Results: After a lot of trouble moving my Windows and Linux partitions across (mainly trouble with Windows) I had everything working. The drive was suspended, but not in a closed case yet. The most striking thing about this drive the amount of heat it produces. It runs at 7200 RPM and is one of the hottest drives on the market. You can barely pick it up after it was been running for a while. Yes it's that hot, almost too hot for touch. Perhaps the whole 'liquid' label that is attached to this drive refers to how it could melt into molten slag at any moment. This is not a good thing, although it probably explains why drive warranties have all now been reduced down to 1 year by all manufacturers. But despite this downside, the drive is big, fast and quiet. The high pitch whine noise is very soft. You really need to move your head close to the drive to hear it. Inside a case it can not be heard. The sound it makes when the drive is seeking, is actually quite loud. Drive suspension eliminates most of this noise, and quite honestly it doesn't bother me. It's not very loud nor is it constant or irritating.

So leaves me with a computer that I don't dare reassemble for fear of melting the hard drive. Time for some cooling, and how can I get that power supply to hush up?

Step 5: Fans & Cooling - The Final Showdown

Time to wrap the whole project up. Replace the fan in the power supply to get rid of the remaining source of noise, and also organise some direct cooling for the new hard drive.

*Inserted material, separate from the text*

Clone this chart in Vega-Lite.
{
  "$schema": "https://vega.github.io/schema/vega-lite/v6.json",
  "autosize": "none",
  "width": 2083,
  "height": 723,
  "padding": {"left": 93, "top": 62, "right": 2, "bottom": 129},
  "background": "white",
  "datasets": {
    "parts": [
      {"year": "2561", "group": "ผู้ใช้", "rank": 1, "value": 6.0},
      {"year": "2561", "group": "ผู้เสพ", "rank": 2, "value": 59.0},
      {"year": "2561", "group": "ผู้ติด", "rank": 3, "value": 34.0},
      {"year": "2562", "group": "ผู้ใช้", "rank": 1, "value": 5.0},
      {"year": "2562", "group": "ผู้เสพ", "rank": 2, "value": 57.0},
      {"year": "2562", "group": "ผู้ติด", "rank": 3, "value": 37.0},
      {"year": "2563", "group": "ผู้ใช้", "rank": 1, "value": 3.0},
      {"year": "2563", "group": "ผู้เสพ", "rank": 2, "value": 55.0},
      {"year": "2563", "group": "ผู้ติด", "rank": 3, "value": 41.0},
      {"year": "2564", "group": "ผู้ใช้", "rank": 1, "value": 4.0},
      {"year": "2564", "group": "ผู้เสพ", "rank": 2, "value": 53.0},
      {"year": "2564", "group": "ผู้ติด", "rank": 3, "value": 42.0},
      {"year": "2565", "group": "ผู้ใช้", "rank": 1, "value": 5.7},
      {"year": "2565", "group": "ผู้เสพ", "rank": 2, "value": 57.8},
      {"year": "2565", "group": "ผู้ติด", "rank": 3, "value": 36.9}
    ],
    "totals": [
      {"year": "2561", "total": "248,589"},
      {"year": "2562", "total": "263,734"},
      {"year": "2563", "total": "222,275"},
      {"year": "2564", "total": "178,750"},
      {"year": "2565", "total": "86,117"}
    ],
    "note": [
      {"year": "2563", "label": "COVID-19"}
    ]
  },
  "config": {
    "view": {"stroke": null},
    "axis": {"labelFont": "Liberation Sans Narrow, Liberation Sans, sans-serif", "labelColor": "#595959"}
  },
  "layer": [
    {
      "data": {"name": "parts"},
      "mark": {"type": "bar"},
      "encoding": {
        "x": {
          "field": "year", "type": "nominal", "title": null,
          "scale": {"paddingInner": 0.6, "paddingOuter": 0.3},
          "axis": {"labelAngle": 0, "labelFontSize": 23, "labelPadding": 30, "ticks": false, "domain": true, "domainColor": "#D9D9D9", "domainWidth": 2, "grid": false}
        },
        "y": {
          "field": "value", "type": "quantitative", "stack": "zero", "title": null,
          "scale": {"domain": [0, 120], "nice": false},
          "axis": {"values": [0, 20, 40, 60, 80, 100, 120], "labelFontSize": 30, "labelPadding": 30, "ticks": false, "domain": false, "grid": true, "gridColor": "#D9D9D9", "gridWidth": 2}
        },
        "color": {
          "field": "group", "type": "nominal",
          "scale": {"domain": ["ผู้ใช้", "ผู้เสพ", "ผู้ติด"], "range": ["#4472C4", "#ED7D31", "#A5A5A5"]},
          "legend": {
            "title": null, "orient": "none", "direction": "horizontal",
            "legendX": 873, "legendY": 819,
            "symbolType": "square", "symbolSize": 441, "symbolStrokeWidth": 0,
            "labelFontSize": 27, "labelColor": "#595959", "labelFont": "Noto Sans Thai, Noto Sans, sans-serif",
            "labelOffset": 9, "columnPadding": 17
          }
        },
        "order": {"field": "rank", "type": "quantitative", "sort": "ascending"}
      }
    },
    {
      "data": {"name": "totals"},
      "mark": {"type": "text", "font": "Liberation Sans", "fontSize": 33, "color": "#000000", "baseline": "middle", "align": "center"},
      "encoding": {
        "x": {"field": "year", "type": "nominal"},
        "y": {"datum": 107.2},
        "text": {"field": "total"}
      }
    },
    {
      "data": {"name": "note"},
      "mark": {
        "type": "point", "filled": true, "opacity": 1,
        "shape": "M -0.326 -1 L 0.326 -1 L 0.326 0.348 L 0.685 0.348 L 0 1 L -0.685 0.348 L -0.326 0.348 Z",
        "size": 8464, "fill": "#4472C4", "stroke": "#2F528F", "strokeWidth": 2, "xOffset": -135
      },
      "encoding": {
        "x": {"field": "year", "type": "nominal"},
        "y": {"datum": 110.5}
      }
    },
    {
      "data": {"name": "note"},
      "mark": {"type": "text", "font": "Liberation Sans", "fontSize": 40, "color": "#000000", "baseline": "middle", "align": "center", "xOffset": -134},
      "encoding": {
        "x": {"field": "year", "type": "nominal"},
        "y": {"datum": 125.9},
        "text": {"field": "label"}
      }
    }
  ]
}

The popular Panoflo fans are not easy to come across in Europe, although Papst fans are. I also wanted to be able adjust the speed of the fan too. In an attempt to keep costs down a bit I ended up going for a couple of 80mm Enermax UC-8FAB fans. They are not too expensive and are also speed adjustable out of the box so that you can turn them right down. This is about half the price of going for a combination of a Papst fan and a Zalman Fanmate.

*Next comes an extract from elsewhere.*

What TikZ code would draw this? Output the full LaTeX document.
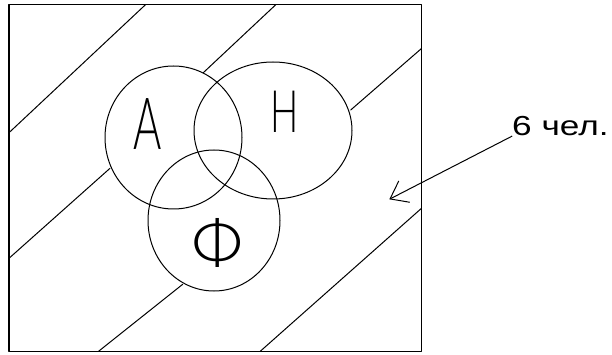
\documentclass[tikz,border=0pt]{standalone}
\usepackage{fontspec}
\setmainfont{Liberation Sans}
\newfontfamily\hand{Lato Light}
\usetikzlibrary{arrows.meta}
\begin{document}
\begin{tikzpicture}[x=1pt,y=-1pt,line join=round,line cap=round]
\tikzset{
  frame/.style={draw=black,line width=1.8pt,line cap=butt},
  ring/.style={draw=black,line width=1pt},
  hatch/.style={draw=black,line width=1pt},
  letter/.style={inner sep=0pt,anchor=base},
  arrowline/.style={draw=black,line width=1pt,-{Straight Barb[length=16pt,width=24pt,line width=1pt]}}
}
\useasboundingbox (0,0) rectangle (612,355);
% frame
\draw[frame] (9,4.5) rectangle (421.5,351.5);
% hatching outside the sets
\draw[hatch] (9,132.7) -- (145.7,4.5);
\draw[hatch] (203.5,72.5) -- (276,4.5);
\draw[hatch] (350.7,110) -- (421.5,48.5);
\draw[hatch] (9,258.3) -- (110,168.3);
\draw[hatch] (98.3,351.5) -- (182.7,284.3);
\draw[hatch] (260,351.5) -- (421.5,208.3);
% sets
\draw[ring] (173.5,137.5) ellipse [x radius=68.5,y radius=71.5];
\draw[ring] (273,130.5) ellipse [x radius=79,y radius=68.5];
\draw[ring] (214,220.5) ellipse [x radius=66,y radius=70.5];
% letters
\node[letter] (la) at (148,150) {\scalebox{0.6}[1]{\hand\fontsize{72}{72}\selectfont А}};
\node[letter] (lh) at (284.5,132.7) {\scalebox{0.64}[1]{\hand\fontsize{58.5}{58.5}\selectfont Н}};
\node[letter] (lf) at (217.5,267) {\scalebox{1.05}[1]{\hand\fontsize{66}{66}\selectfont Ф}};
% label and arrow
\node[inner sep=0pt,anchor=base west] (lbl) at (512,135.7) {\scalebox{1.28}[1]{\fontsize{27.5}{30}\selectfont 6 чел.}};
\coordinate (tip) at (389.3,199.3);
\draw[arrowline] (lbl.south west) -- (tip);
\end{tikzpicture}
\end{document}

I actually swapped the power supplies on my machines around a bit. The Duron was using a high quality 420W PSU that I didn't feel like hacking. So used a 300W supply from another machine and carefully replaced its fan with an Enermax. The supply only had a fan and grill on one side plus another pressed grill at the other end, the intake grill. What I needed was for the supply to be able to take air in through its bottom where the motherboard and CPU area will be located and exhaust that. I used a power drill to drill some holes in the bottom of the supply cover to provide another intake grill.

Now, the hard drive needed to be mounted with elastic cord in a 5.25" bay, and at the same time have a fan on it. Normally you can put a fan on the air intake hole in the front bottom of the case, and put the hard drive just behind that. My case doesn't have a 'rack' or anything at the front bottom of the case, but I did have a lot of free space in the 5.25" bay area, all I had to do was mount the fan there. Out came the hacksaw, file and power drill and after bit of cutting and fitting I had the fan mounted on two plastic 5.25" bay covers. Note that my case has a door so I could not mount the fan entirely in front of the hole in the bay covers. Also the hard drive in the bay didn't leave a lot of space at the front of the case either. So I mounted the fan with the the plastic covers wrapping around the fan. It gave just the right amount of space on both sides for the door and the hard drive.

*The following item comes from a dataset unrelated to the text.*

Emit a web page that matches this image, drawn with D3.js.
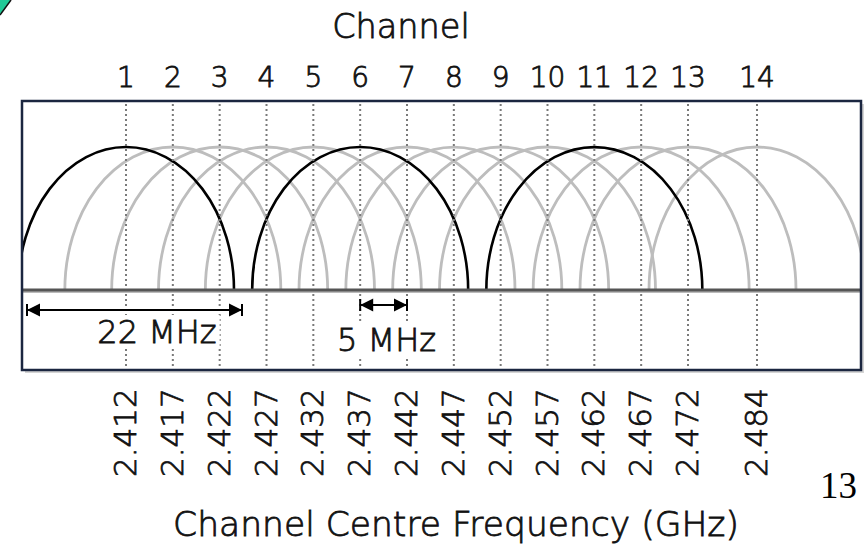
<!DOCTYPE html>
<html>
<head>
<meta charset="utf-8">
<script src="https://cdn.jsdelivr.net/npm/d3@7/dist/d3.min.js"></script>
<style>
  html, body { margin: 0; padding: 0; background: #fff; }
  svg { display: block; }
  text { font-family: "DejaVu Sans", Verdana, sans-serif; font-weight: 300; fill: #111; stroke: #111; stroke-width: 0.8; }
</style>
</head>
<body>
<svg id="chart" width="866" height="544"></svg>
<script>
// ---- data ----
const channels = [1, 2, 3, 4, 5, 6, 7, 8, 9, 10, 11, 12, 13, 14];
const centreFreqMHz = [2412, 2417, 2422, 2427, 2432, 2437, 2442, 2447, 2452, 2457, 2462, 2467, 2472, 2484];
const freqLabels = ["2.412", "2.417", "2.422", "2.427", "2.432", "2.437", "2.442", "2.447", "2.452", "2.457", "2.462", "2.467", "2.472", "2.484"];
const nonOverlapping = [1, 6, 11];
const bandwidthMHz = 22;
const spacingMHz = 5;
const topTitle = "Channel";
const bottomTitle = "Channel Centre Frequency (GHz)";
const pageNumber = "13";

// ---- layout ----
const svg = d3.select("#chart");
const frame = { left: 22, top: 101, right: 861, bottom: 370 };
const baseY = 290, peakY = 147;

const x = d3.scaleLinear().domain([2412, 2472, 2484]).range([126, 688, 757]);
const halfW = d3.scaleLinear().domain([0, bandwidthMHz / 2]).range([0, 108]);
const y = d3.scaleLinear().domain([0, 1]).range([baseY, peakY]);

const data = channels.map((c, i) => ({ ch: c, f: centreFreqMHz[i], label: freqLabels[i], hi: nonOverlapping.includes(c) }));

// green corner
svg.append("path").attr("d", "M0,0 L11,0 L0,15 Z").attr("fill", "#22c997");
svg.append("path").attr("d", "M11,0 L0,15").attr("stroke", "#111").attr("stroke-width", 1.5);

// frame shadow + background
svg.append("rect").attr("x", frame.left + 3).attr("y", frame.top + 3)
  .attr("width", frame.right - frame.left).attr("height", frame.bottom - frame.top)
  .attr("fill", "#d4d4d4");
svg.append("rect").attr("x", frame.left).attr("y", frame.top)
  .attr("width", frame.right - frame.left).attr("height", frame.bottom - frame.top)
  .attr("fill", "#fff");

svg.append("clipPath").attr("id", "clip").append("rect")
  .attr("x", frame.left).attr("y", frame.top)
  .attr("width", frame.right - frame.left).attr("height", frame.bottom - frame.top);

const archPath = d => {
  const cx = x(d.f), r = halfW(bandwidthMHz / 2), h = y(0) - y(1);
  return `M${cx - r},${y(0)} A${r},${h} 0 0 1 ${cx + r},${y(0)}`;
};

const g = svg.append("g").attr("clip-path", "url(#clip)");
g.selectAll("path.grey").data(data.filter(d => !d.hi)).join("path")
  .attr("class", "grey").attr("d", archPath)
  .attr("fill", "none").attr("stroke", "#bdbdbd").attr("stroke-width", 2.8);
g.selectAll("path.black").data(data.filter(d => d.hi)).join("path")
  .attr("class", "black").attr("d", archPath)
  .attr("fill", "none").attr("stroke", "#000").attr("stroke-width", 2.6);

// dotted channel lines
svg.selectAll("line.dot").data(data).join("line")
  .attr("class", "dot")
  .attr("x1", d => x(d.f)).attr("x2", d => x(d.f))
  .attr("y1", frame.top + 3).attr("y2", frame.bottom - 2)
  .attr("stroke", "#7a7a7a").attr("stroke-width", 2).attr("stroke-dasharray", "2,3");

// baseline
svg.append("line").attr("x1", frame.left).attr("x2", frame.right)
  .attr("y1", baseY + 2).attr("y2", baseY + 2).attr("stroke", "#bbb").attr("stroke-width", 2);
svg.append("line").attr("x1", frame.left).attr("x2", frame.right)
  .attr("y1", baseY).attr("y2", baseY).attr("stroke", "#555").attr("stroke-width", 3);

// frame border
svg.append("rect").attr("x", frame.left).attr("y", frame.top)
  .attr("width", frame.right - frame.left).attr("height", frame.bottom - frame.top)
  .attr("fill", "none").attr("stroke", "#1b2640").attr("stroke-width", 2.5);

// text boxes + arrows
function label(txt, xPos, yPos, anchor) {
  const t = svg.append("text").attr("x", xPos).attr("y", yPos)
    .attr("text-anchor", anchor).attr("font-size", 32).text(txt);
  const b = t.node().getBBox();
  svg.insert("rect", () => t.node())
    .attr("x", b.x - 3).attr("y", b.y + 2).attr("width", b.width + 6).attr("height", b.height - 4)
    .attr("fill", "#fff").style("stroke", "none");
  return t;
}
function arrow(x1, x2, yy) {
  const a = svg.append("g");
  a.append("line").attr("x1", x1).attr("x2", x2).attr("y1", yy).attr("y2", yy)
    .attr("stroke", "#000").attr("stroke-width", 2);
  [[x1, 1], [x2, -1]].forEach(([px, dir]) => {
    a.append("line").attr("x1", px).attr("x2", px).attr("y1", yy - 6).attr("y2", yy + 6)
      .attr("stroke", "#000").attr("stroke-width", 2);
    a.append("path").attr("d", `M${px},${yy} L${px + dir * 13},${yy - 6.5} L${px + dir * 13},${yy + 6.5} Z`)
      .attr("fill", "#000");
  });
}
const c1 = data[0];
const bwLeft = Math.max(x(c1.f) - halfW(bandwidthMHz / 2), frame.left + 5);
const bwRight = x(c1.f) + halfW(bandwidthMHz / 2) + 8;
label(`${bandwidthMHz} MHz`, x(centreFreqMHz[2]) - 3, 343, "end");
arrow(bwLeft, bwRight, 310);

label(`${spacingMHz} MHz`, (x(centreFreqMHz[5]) + x(centreFreqMHz[6])) / 2 + 3, 351, "middle");
arrow(x(centreFreqMHz[5]), x(centreFreqMHz[6]), 305);

// channel numbers
svg.selectAll("text.ch").data(data).join("text")
  .attr("class", "ch").attr("x", d => x(d.f)).attr("y", 87)
  .attr("text-anchor", "middle").attr("font-size", 28).text(d => d.ch);

// titles
svg.append("text").attr("x", 401).attr("y", 38).attr("text-anchor", "middle")
  .attr("font-size", 33.5).text(topTitle);
svg.append("text").attr("x", 456).attr("y", 536).attr("text-anchor", "middle")
  .attr("font-size", 34.5).text(bottomTitle);

// frequency labels
svg.selectAll("text.fl").data(data).join("text")
  .attr("class", "fl")
  .attr("transform", d => `translate(${x(d.f) + 10},477) rotate(-90)`)
  .attr("text-anchor", "start").attr("font-size", 31).text(d => d.label);

// page number
svg.append("text").attr("x", 820).attr("y", 498)
  .style("font-family", "'Liberation Serif', 'Times New Roman', serif")
  .style("font-weight", 400).style("stroke", "none")
  .attr("font-size", 37).style("fill", "#000").text(pageNumber);
</script>
</body>
</html>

Originally at this point the fan was positioned a couple of bays lower.

Results: Testing with the case open, the fan in front of the hard drive kept it down to the highly scientific temperature of "slightly warm", which is much better than the earlier temperature of "too hot to handle". Much better, although it still made a bit too much noise even when turned down all the way. The Enermax fans can be connected to power using standard 4 pin PC power connectors which makes them easy to hack to use 7 volts instead of the usual 12. On 7 volts I can turn the fan down enough that it really is quiet.

Step 6: Airflow - Back to School

There was never meant to be a step 6. After I had my machine all put back together I was still not quite happy enough with it. The power supply fan still made quite a lot of noise, but what was worse was that my CPU temperatures and case temperatures were about 5 degrees higher than before. What went wrong? After a bit of thinking about what might be going on in the case with respect to airflow I realised that the air from the hard disk fan is more of less being pumped directly into the power supply. What this meant was that the lower air pressure caused by the power supply fan was being cancelled out by the high air pressure coming from the hard drive fan. Air was moving alright, from the hard drive fan to the power supply, but not from the motherboard/CPU area to the power supply, and certainly not from outside the case into the motherboard/CPU area.

First part of the solution was to improve the airflow through the power supply. Its exhaust fan was covered by a grill cut into, or pressed out of, its metal case. The grill didn't seem to do a very good job. (Like this one here.) About 50% of the area over the fan was still covered by metal. Four snips with the tin snips and it was out of there! I removed the whole grill area. Now the fan can do its job.

After a second look at my handy work of adding some air intake holes to the power supply, I concluded that it just wasn't good enough. The holes were too small and there were just plain not enough of them. I had a few spare wire fan grills laying around so I thought "Why not just install one of those?". I cut out a hole for the wire grill in the power supply case using a power drill, a hacksaw and finally when I had a big enough hole, using tin snips. The hacksaw didn't work very well, but to my surprise the tin snips worked great despite being huge. After some more work with the power drill, I screwed the grill on. It doesn't look half bad, if I do say so myself.

PSU with exhaust grill cut out and wire covered intake hole for the CPU/motherboard.

That just leaves the problem of the hard drive fan feeding the power supply. My solution was to isolate the two air/fan systems. I moved the CDROM drive and CD burner down into the bottom two bays, and moved the hard drive and fan up into the top. Then using a piece of space age air isolation material, I put in a barrier between the hard drive area at the top of the case and the power supply/motherboard area at the bottom of the case. (See picture below).

The hard drive fan (top right, not visible) sucks in air over the hard drive and towards the back end of the case where it exits via the built in fanless grill.

The power supply, now free from obstructions and lousy grills can now happily move air into the case via the motherboard area and out via its exhaust.

Results: With the case closed up and the power supply fan turned down, the CPU temperature is once again around the 49 C degree mark, and the power supply is also finally quiet. Looks like the work on the airflow really paid off.

Conclusion

Well, it took a lot more time, effort and money than I initially expected, but my machine is now quiet enough. With typical daytime noises like the neighbours, or the TV on in the other room, the machine is practically inaudible. Late at night with things like the TV off you can hear the fans, soft but still there, although it's not really annoying either. I'm confident that everything is sufficiently cooled, and I also have a new big and fast hard drive. =) Excluding the cost of the hard drive, the cost of the whole exercise was a bit over the 100 euro mark. As for time the whole thing cost bucket loads of it. That's counting all of the research and installation. But in the end I'm happy with it, I learnt a lot and it didn't cost too much. Worth doing.

Thanks go mainly to Silent PC Review and the volumes of information and tips contained in its forums.